### PROBLEM TO WORK ON:
From the records below, transcribe only the lines running from the one with "Recreate this image" through the one with "import plotly.graph_objects as go". Keep both of those end lines.

— BEGIN GIVEN DATA —

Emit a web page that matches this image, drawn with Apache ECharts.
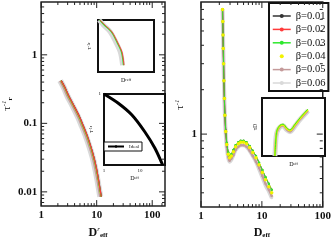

— END GIVEN DATA —
— BEGIN GIVEN DATA —

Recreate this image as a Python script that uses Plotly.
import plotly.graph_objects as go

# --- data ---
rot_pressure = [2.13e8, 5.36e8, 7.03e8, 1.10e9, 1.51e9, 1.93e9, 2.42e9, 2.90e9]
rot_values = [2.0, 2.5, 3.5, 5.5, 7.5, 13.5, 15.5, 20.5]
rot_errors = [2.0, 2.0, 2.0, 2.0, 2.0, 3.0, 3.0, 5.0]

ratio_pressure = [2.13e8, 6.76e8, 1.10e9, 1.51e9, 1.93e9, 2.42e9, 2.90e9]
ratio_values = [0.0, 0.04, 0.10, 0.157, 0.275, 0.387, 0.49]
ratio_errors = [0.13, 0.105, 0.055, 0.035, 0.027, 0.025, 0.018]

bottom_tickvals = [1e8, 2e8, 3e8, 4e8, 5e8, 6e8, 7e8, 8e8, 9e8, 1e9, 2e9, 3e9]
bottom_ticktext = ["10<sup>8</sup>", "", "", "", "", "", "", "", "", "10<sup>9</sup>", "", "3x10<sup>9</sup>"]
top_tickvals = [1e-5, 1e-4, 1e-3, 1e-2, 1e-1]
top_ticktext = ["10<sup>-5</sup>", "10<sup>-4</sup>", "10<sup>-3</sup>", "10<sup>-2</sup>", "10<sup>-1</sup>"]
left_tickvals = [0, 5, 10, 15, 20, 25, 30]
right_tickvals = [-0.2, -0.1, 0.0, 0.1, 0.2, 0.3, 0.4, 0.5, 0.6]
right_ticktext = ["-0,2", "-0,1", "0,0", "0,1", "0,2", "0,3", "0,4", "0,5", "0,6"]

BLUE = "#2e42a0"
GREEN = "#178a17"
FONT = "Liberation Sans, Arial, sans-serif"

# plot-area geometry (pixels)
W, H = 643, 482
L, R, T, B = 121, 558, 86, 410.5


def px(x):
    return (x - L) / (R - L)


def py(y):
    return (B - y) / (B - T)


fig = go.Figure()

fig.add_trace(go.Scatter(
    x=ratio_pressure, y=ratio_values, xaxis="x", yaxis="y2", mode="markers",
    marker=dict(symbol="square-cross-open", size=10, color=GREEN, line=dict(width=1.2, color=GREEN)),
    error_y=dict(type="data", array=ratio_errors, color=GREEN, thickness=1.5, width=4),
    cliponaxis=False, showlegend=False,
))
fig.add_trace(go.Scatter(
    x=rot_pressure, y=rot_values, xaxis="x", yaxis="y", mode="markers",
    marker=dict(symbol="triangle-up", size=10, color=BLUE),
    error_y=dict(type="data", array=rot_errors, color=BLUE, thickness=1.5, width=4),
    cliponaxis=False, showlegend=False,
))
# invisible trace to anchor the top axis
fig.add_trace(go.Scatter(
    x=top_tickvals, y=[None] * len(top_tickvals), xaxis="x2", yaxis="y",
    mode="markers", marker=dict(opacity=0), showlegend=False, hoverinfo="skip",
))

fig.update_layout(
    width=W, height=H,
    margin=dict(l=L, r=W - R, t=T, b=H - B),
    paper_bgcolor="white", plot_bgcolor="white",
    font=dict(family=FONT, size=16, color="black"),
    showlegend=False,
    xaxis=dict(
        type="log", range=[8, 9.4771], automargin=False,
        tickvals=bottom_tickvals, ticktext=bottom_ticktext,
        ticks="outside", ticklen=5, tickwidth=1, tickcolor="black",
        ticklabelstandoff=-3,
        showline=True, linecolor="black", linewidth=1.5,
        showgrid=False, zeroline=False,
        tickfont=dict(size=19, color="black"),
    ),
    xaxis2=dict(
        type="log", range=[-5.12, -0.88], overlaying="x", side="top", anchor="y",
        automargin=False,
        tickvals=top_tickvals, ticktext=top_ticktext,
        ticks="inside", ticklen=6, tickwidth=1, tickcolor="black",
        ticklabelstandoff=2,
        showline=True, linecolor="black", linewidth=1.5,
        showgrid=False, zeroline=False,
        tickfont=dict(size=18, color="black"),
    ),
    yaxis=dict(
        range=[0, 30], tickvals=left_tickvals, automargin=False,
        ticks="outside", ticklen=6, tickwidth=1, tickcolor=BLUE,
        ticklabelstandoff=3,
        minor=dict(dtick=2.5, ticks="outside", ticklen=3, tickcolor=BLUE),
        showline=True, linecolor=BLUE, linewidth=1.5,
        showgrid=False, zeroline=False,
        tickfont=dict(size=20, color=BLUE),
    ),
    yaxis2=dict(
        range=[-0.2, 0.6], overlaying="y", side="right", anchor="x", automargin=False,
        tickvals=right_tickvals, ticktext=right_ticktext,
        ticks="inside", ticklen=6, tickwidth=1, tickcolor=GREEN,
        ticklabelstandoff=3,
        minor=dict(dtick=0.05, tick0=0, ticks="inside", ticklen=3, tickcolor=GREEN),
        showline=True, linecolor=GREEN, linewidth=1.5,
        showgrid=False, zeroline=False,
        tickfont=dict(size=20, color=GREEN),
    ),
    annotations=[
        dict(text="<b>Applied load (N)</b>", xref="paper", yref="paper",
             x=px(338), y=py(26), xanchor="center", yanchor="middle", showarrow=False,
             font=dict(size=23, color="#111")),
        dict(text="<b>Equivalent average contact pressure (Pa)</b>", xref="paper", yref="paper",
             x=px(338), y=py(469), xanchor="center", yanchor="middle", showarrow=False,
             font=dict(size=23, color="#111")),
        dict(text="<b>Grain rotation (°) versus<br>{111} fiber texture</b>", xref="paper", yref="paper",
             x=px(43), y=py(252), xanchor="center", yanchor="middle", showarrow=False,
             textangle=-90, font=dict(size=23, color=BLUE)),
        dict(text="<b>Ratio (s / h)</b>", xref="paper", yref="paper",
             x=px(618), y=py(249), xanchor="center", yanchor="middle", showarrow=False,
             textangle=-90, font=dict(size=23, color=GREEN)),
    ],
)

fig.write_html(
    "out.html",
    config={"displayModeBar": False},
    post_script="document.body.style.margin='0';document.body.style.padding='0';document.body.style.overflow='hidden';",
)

— END GIVEN DATA —
— BEGIN GIVEN DATA —

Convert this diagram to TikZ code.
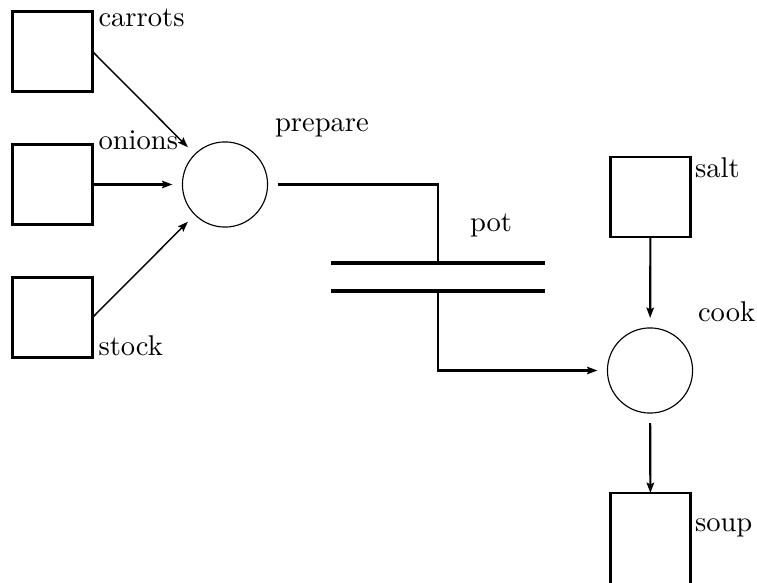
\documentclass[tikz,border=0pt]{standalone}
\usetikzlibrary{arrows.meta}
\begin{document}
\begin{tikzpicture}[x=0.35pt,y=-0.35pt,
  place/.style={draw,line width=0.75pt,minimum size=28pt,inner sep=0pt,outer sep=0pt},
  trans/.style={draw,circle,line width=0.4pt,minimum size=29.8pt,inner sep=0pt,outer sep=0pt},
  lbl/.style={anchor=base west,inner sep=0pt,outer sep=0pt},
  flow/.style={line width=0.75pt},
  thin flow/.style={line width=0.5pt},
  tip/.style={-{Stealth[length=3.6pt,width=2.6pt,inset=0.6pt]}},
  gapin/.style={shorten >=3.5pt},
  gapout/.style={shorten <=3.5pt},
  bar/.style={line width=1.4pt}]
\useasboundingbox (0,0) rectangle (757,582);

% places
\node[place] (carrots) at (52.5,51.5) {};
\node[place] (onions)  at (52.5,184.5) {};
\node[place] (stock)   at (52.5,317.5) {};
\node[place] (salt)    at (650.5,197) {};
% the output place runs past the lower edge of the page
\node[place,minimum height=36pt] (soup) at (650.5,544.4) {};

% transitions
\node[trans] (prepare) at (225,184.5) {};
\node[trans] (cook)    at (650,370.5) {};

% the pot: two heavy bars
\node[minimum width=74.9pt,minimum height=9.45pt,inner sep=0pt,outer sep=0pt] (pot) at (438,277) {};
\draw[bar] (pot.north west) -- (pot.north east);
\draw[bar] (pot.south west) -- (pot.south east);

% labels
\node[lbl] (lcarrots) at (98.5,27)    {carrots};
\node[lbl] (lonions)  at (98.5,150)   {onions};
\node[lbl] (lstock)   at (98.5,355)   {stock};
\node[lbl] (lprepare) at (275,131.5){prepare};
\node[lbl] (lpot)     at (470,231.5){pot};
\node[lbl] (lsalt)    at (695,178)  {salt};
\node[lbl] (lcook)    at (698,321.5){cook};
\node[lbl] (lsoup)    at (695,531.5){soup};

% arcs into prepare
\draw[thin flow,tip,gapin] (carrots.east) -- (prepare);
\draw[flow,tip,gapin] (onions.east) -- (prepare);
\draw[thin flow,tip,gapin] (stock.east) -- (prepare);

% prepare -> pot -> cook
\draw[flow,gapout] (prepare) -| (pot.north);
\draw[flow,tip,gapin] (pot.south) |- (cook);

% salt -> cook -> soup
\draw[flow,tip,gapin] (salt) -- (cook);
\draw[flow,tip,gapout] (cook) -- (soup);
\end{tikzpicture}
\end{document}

— END GIVEN DATA —

### WRITTEN RESPONSE:
Recreate this image as a Python script that uses Plotly.
import plotly.graph_objects as go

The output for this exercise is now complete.